The Fed’s option to adjust the spread is less direct and therefore less precise. The mechanism is to reduce its balance sheet by selling some of its enormous inventory of long term assets. Selling these long term instruments will drive down the price and in turn increase their yield. The challenge the Fed faces is the pace at which it reduces its balance sheet. Timing is crucial since too rapid a sell down drains the money supply and could cause growth to slow or even cause a recession. Thus, normalization is likely to be protracted.
Forward View of Capital Markets
The Financial Forecast Center’s forecast of the S&P 500 index along with its history since 2012 illustrates a fairly dramatic turn in the near future. The remarkable point is the algorithm’s prediction of the current increase in volatility and recent correction. While the forecast for GDP and GDP growth rate is a continuation of moderate to higher growth, the S&P 500 forecast calls a correction and sustained bear market commencing in Q2-18 and continuing until Q2-20.
While equity markets are not a direct reflection of the economy, equity asset prices do reflect economic activity and become synchronized in time.
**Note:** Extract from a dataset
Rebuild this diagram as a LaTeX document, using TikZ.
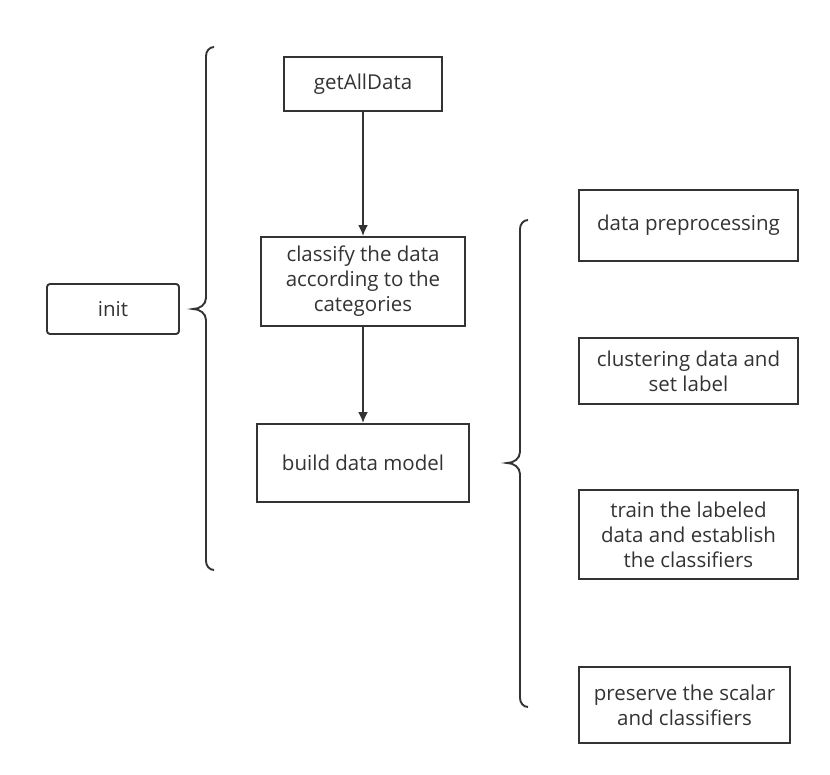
\documentclass[tikz,border=0pt]{standalone}
\usepackage{fontspec}
\setmainfont{Open Sans}
\usepackage{tikz}
\usetikzlibrary{arrows,arrows.meta,calc,positioning}
\definecolor{ink}{HTML}{333333}
\tikzset{
        block/.style = {draw=ink, text=ink, rectangle, line width=1.9pt,
            align=center, inner sep=0pt,
            font=\fontsize{20.5}{25}\selectfont},
        arrow/.style={draw=ink, line width=1.9pt, -{Latex[length=11pt,width=10pt]}},
        brace/.style={draw=ink, line width=1.9pt},
    }

\begin{document}
\begin{tikzpicture}[x=1pt,y=-1pt]
    \useasboundingbox (0,0) rectangle (830,775);

    \node[block, rounded corners=3pt, minimum width=132pt, minimum height=50pt] at (113,309) (init) {init};

    \node[block, minimum width=158pt, minimum height=54pt] at (363,84) (get) {getAllData};
    \node[block, minimum width=204pt, minimum height=89pt] at (363,281.5) (classify) {classify the data\\according to the\\categories};
    \node[block, minimum width=212pt, minimum height=78pt] at (363,463) (model) {build data model};

    \node[block, minimum width=219pt, minimum height=71pt] at (688.5,225.5) (prep) {data preprocessing};
    \node[block, minimum width=219pt, minimum height=66pt] at (688.5,371) (cluster) {clustering data and\\set label};
    \node[block, minimum width=219pt, minimum height=89pt] at (688.5,534.5) (train) {train the labeled\\data and establish\\the classifiers};
    \node[block, minimum width=211pt, minimum height=76pt] at (684.5,705) (save) {preserve the scalar\\and classifiers};

    \draw[arrow] (get) -- (classify);
    \draw[arrow] (classify) -- (model);

    % braces
    \coordinate (lb) at ($(init.east) + (13,0)$);
    \draw[brace] (214,47) to[out=180,in=90] (206,56) -- (206,298)
        to[out=-90,in=0] (lb) to[out=0,in=90] (206,320) -- (206,561)
        to[out=-90,in=180] (214,570);
    \coordinate (rb) at (507,463);
    \draw[brace] (528,220) to[out=180,in=90] (520,229) -- (520,452)
        to[out=-90,in=0] (rb) to[out=0,in=90] (520,474) -- (520,698)
        to[out=-90,in=180] (528,707);
\end{tikzpicture}
\end{document}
Considering the generally positive and consistent economic fundamentals, a sustained bear market is difficult to reconcile. Short term corrections are healthy and necessary to align asset prices with intrinsic value. We should expect that one or more will occur over the next two years.
Is a Recession Imminent?
We now return to Ray Dalio’s prediction of a recession. He is largely on his own as most other asset managers do not see a material risk of a recession. Of note, he offers very little back ground for such a controversial statement. A 70% chance of a recession is fairly definite and there must be some reasoning behind it. Absent providing a fact based rationale, one must consider other possibilities.
What may be revealing is a bit of background information. Bridgewater like most other hedge funds has seen a net outflow of funds into lower cost funds, mainly ETFs. The low volatility of 2017 provided limited opportunity for active hedge funds to find return opportunities. Poor performance induced investors to seek opportunities elsewhere.